First Drive: 2018 Dodge Durango SRT
Coming in to turn 11, we stepped hard on the brakes as we’d done for 15 laps. They went softly an extra half-inch toward the floor, which you don’t want to feel at 117 mph. You may be asking why anyone would be racing a 5,000-plus-pound, three-row Dodge Durango. Well, because Dodge says the ’18 Dodge Durango SRT is a righteous member of the SRT family and can take it. The Durango SRT does 0-60 in 4.4 seconds, is NHRA-certified to pull the quarter in 12.9 seconds, and stops in less than 120 feet.

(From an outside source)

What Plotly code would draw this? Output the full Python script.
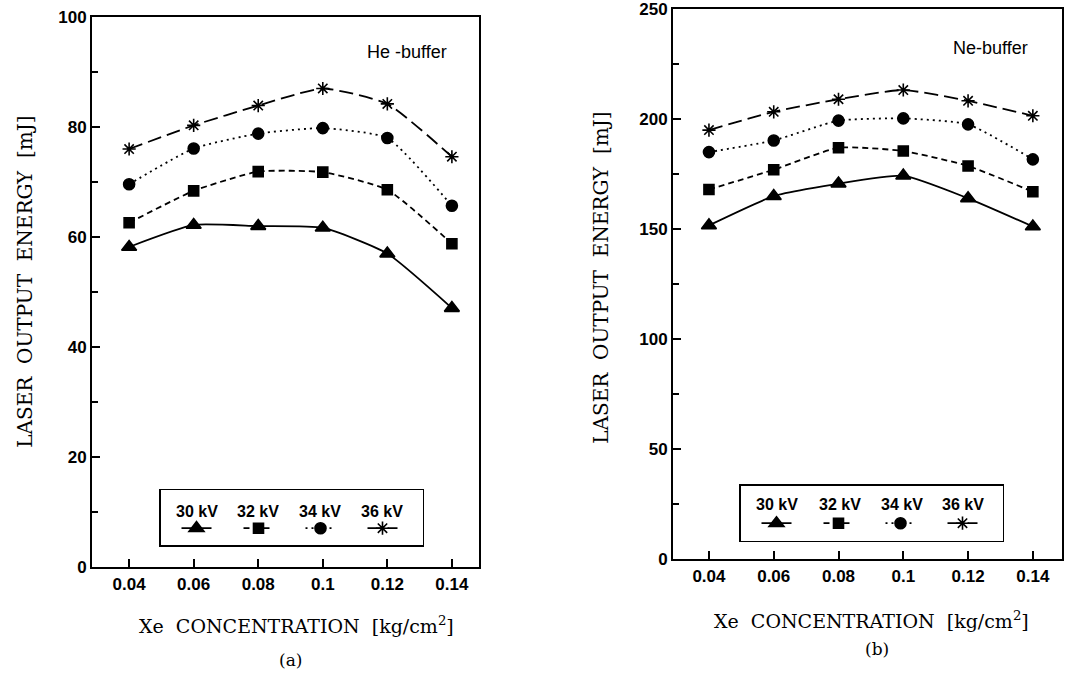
import plotly.graph_objects as go

# ---------------- data ----------------
xe_conc = [0.04, 0.06, 0.08, 0.10, 0.12, 0.14]
voltages = ["30 kV", "32 kV", "34 kV", "36 kV"]

he_30kv = [58.2, 62.2, 62.0, 61.7, 57.0, 47.1]
he_32kv = [62.6, 68.4, 71.9, 71.8, 68.6, 58.8]
he_34kv = [69.6, 76.1, 78.8, 79.8, 78.0, 65.7]
he_36kv = [76.0, 80.3, 83.9, 87.0, 84.2, 74.6]

ne_30kv = [151.7, 165.0, 170.7, 174.3, 164.0, 151.2]
ne_32kv = [168.0, 177.0, 187.0, 185.5, 178.7, 167.0]
ne_34kv = [185.0, 190.3, 199.3, 200.3, 197.6, 181.7]
ne_36kv = [195.0, 203.3, 209.0, 213.2, 208.3, 201.5]

x_ticks = [0.04, 0.06, 0.08, 0.1, 0.12, 0.14]
x_tick_text = ["0.04", "0.06", "0.08", "0.1", "0.12", "0.14"]
he_y_ticks = [0, 20, 40, 60, 80, 100]
ne_y_ticks = [0, 50, 100, 150, 200, 250]

# ---------------- styles ----------------
symbols = ["triangle-up", "square", "circle", "asterisk-open"]
sizes = [13, 10, 11, 11]
dashes = ["solid", "6px,4px", "2px,4px", "14px,6px"]

fig = go.Figure()

he_series = [he_30kv, he_32kv, he_34kv, he_36kv]
ne_series = [ne_30kv, ne_32kv, ne_34kv, ne_36kv]

def style(i):
    return dict(
        line=dict(color="black", width=1.8, dash=dashes[i], shape="spline", smoothing=0.5),
        marker=dict(symbol=symbols[i], size=sizes[i], color="black",
                    line=dict(color="black", width=1.6)),
    )

for i, v in enumerate(voltages):
    fig.add_trace(go.Scatter(x=xe_conc, y=he_series[i], name=v, mode="lines+markers",
                             xaxis="x", yaxis="y", showlegend=False, **style(i)))
for i, v in enumerate(voltages):
    fig.add_trace(go.Scatter(x=xe_conc, y=ne_series[i], name=v, mode="lines+markers",
                             xaxis="x2", yaxis="y2", showlegend=False, **style(i)))
# legend sample entries (no data, label drawn above as text)
for leg, xa, ya in (("legend", "x", "y"), ("legend2", "x2", "y2")):
    for i, v in enumerate(voltages):
        fig.add_trace(go.Scatter(x=[None], y=[None], name="", mode="lines+markers",
                                 xaxis=xa, yaxis=ya, legend=leg, showlegend=True,
                                 hoverinfo="skip", **style(i)))

W, H = 1076, 675
def px(xp):
    return xp / W
def py(yp):
    # vertical placement of a target pixel row
    yr = (yp - 4.0) / 0.98
    return min(1.0, max(0.0, 1 - yr / H))

sans = "Liberation Sans, Arial, sans-serif"
serif = "DejaVu Serif, Liberation Serif, serif"
tick_font = dict(family=sans, size=17, color="black", weight="bold")

axis_common = dict(showgrid=False, zeroline=False, showline=True, mirror=True,
                   linecolor="black", linewidth=2, ticks="inside", ticklen=8,
                   tickwidth=1.5, tickcolor="black", tickfont=tick_font,
                   ticklabeloverflow="allow")

fig.update_layout(
    width=W, height=H, autosize=False,
    margin=dict(l=0, r=0, t=0, b=0, pad=0),
    paper_bgcolor="white", plot_bgcolor="white",
    xaxis=dict(domain=[px(92), px(479)], range=[0.0285, 0.1484],
               tickvals=x_ticks, ticktext=x_tick_text, anchor="y", **axis_common),
    yaxis=dict(domain=[py(567), py(12)], range=[0, 100], tickvals=he_y_ticks,
               minor=dict(dtick=10, ticks="inside", ticklen=6, tickcolor="black", tickwidth=1.5),
               anchor="x", **axis_common),
    xaxis2=dict(domain=[px(673), px(1062)], range=[0.0289, 0.149],
                tickvals=x_ticks, ticktext=x_tick_text, anchor="y2", **axis_common),
    yaxis2=dict(domain=[py(559), py(4)], range=[0, 250], tickvals=ne_y_ticks,
                minor=dict(dtick=25, ticks="inside", ticklen=6, tickcolor="black", tickwidth=1.5),
                anchor="x2", **axis_common),
    showlegend=True,
)

blank_title = "\u00a0" * 58
leg_common = dict(orientation="h", xanchor="left", yanchor="top",
                  bgcolor="white", bordercolor="black", borderwidth=1.5,
                  entrywidth=1, entrywidthmode="pixels", indentation=16,
                  font=dict(size=16, color="black"),
                  title=dict(text=blank_title, side="top",
                             font=dict(family=sans, size=16, color="black")))
fig.update_layout(
    legend=dict(x=px(159), y=py(488), **leg_common),
    legend2=dict(x=px(739), y=py(483), **leg_common),
)

ann = []
def add_text(text, x, y, font, angle=0):
    ann.append(dict(text=text, x=px(x), y=py(y), xref="paper", yref="paper",
                    xanchor="center", yanchor="middle", textangle=angle,
                    showarrow=False, font=font))

add_text("He -buffer", 407, 47, dict(family=sans, size=18, color="black"))
add_text("Ne-buffer", 990, 43, dict(family=sans, size=18, color="black"))

ytitle = "LASER\u00a0\u00a0OUTPUT\u00a0\u00a0ENERGY\u00a0\u00a0[mJ]"
xtitle = "Xe\u00a0\u00a0CONCENTRATION\u00a0\u00a0[kg/cm<sup>2</sup>]"
add_text(ytitle, 25, 279, dict(family=serif, size=20, color="black"), -90)
add_text(ytitle, 601, 275, dict(family=serif, size=20, color="black"), -90)
add_text(xtitle, 297, 625, dict(family=serif, size=19, color="black"))
add_text(xtitle, 871, 620, dict(family=serif, size=19, color="black"))
add_text("(a)", 290, 660, dict(family=serif, size=17, color="black"))
add_text("(b)", 877, 649, dict(family=serif, size=17, color="black"))

leg_font = dict(family=sans, size=16, color="black", weight="bold")
he_leg_x = [197, 258, 320, 382]
ne_leg_x = [777, 840, 902, 963]
for i, v in enumerate(voltages):
    add_text(v, he_leg_x[i], 511, leg_font)
    add_text(v, ne_leg_x[i], 504, leg_font)

fig.update_layout(annotations=ann)

fig.write_html("out.html", config={"responsive": False, "displayModeBar": False})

So, yeah, we were driving like we stole it.
On the track, ambient temperatures were in the high-80s and the track temperature was 100-plus degrees Fahrenheit. So a bit of brake fade was to be expected after three sessions of hard use. While we slowed to let the brakes cool, the big Brembos were still able to drag us down on each corner, which is sort of mind-blowing.
Debuting for the ’98 model year, the first two Durango generations had a body-on-frame design, sharing bits with the midsize Dodge Dakota and the fullsize Ram 1500. The current generation went on sale in 2011, abandoning that truck architecture for a Jeep Grand Cherokee–derived unibody chassis. However, Durango is about 5 inches longer, so it rides like a much different platform.
In lesser models, the Durango is available with either a 295hp 3.6L Pentastar V-6 or a 360hp 5.7L Hemi V-8. But the SRT gets a Hemi displacing 6.4L and making 475 hp and 470 lb-ft. The SRT also sets itself apart with stiffer suspenders, better brakes, and widebody styling, with a hood with functional air inlets and heat extractors. There’s plenty of luxury in this beast: a programmable digital instrument cluster, standard leather and suede interior (Demonic Red Laguna leather seating optional), carbon-fiber trim, and standard paddle shifters.
Dodge brought Pete Jacobsen, the vehicle development manager for the truck, to GingerMan Raceway for interviews. We asked Pete why the heck Dodge would even consider making this low-volume brute. Evidently, the company had wanted an SRT Durango for a while, so it was just a matter of making it happen.
Obviously, there would be engineering. “After adding the larger Hemi engine in our test mule, we saw high intake air temperatures,” Pete said. The naturally aspirated V-8 wasn’t able to make the power it needed to, so a ducted intake system was engineered, lowering intake temperatures by 17 degrees. The company then added Charger SRT–inspired exhaust tuning, tiptoeing right up to the legal limit for pass-by noise regulations.
We’d been overwhelmed by how flat the truck cornered and how stiff it was in roll resistance, so we had to ask how they did it. Pete informed us that it runs on much stiffer bushings, with stiffer springs and a stiffer front antiroll bar than the regular Durango.
Part of the ’18 Durango SRT’s ability on the track is due to improved damping, thanks to an adaptive damping shock system. The valves for bound and rebound can each adjust in 1 millisecond “We have an accelerometer on the body and it will manage the suspension damping to smooth out the ride,” Pete said. On the track there is no shake or rattle, and fast cornering transitions are more akin to a Charger or Challenger than any truck. Especially in Race mode, the Durango SRT drives like the muscular sports-SUV it is.
Aside from the trick dampers, the suspension layout is conventional, with a short- and long-arm suspension, front coilover shocks, and a rear multilink. The front and rear adaptive dampers come from Bilstein, which is why they do their job so well.
But Will It Stop?
“Brembo is our brake supplier,” Pete said. “They did the entire kit: the pads, rotors, and rotor design, and it was all specific to this vehicle.” The company claims a 60-0 stopping distance of 115 feet, pretty good for a fully trimmed 5,510-pound vehicle. That performance comes by way of pizza-sized brake discs: 15 inches in front and 13.8 out back, with six-piston calipers in the front and four-piston calipers in the rear. Taking full advantage of both the adaptive damping suspension and the upsized brakes are 295-section-width Pirelli tires, larger than what would be found in any other Durango.
So is the Durango just a glorified engineer’s toy?
“Sort of,” Pete said. “It’s our standard 392 Hemi, similar to what’s in the Jeep Grand Cherokee SRT. Packaging changes were minimal. The ZF eight-speed automatic transmission is tuned for the vehicle, and the engine has its own calibration. It’s not exactly the same as any other FCA product. From the cat-back, it gets a unique exhaust.”
Another facet is towing. “We went from a 7,200-pound tow rating at the beginning of the program to an 8,700-pound towing capacity,” Pete said. The Durango meets SAE J2807 tow standard, guaranteeing performance and durability, even on steep grades.
Normally, we have a week or more to fully wring out a test vehicle, and we usually get some time away from the test track to evaluate how it performs in the real world. Unfortunately, we’ll have to wait a little while to get some more seat time in the Durango SRT, which really sucks. We want this beast in our garage, and we want it now!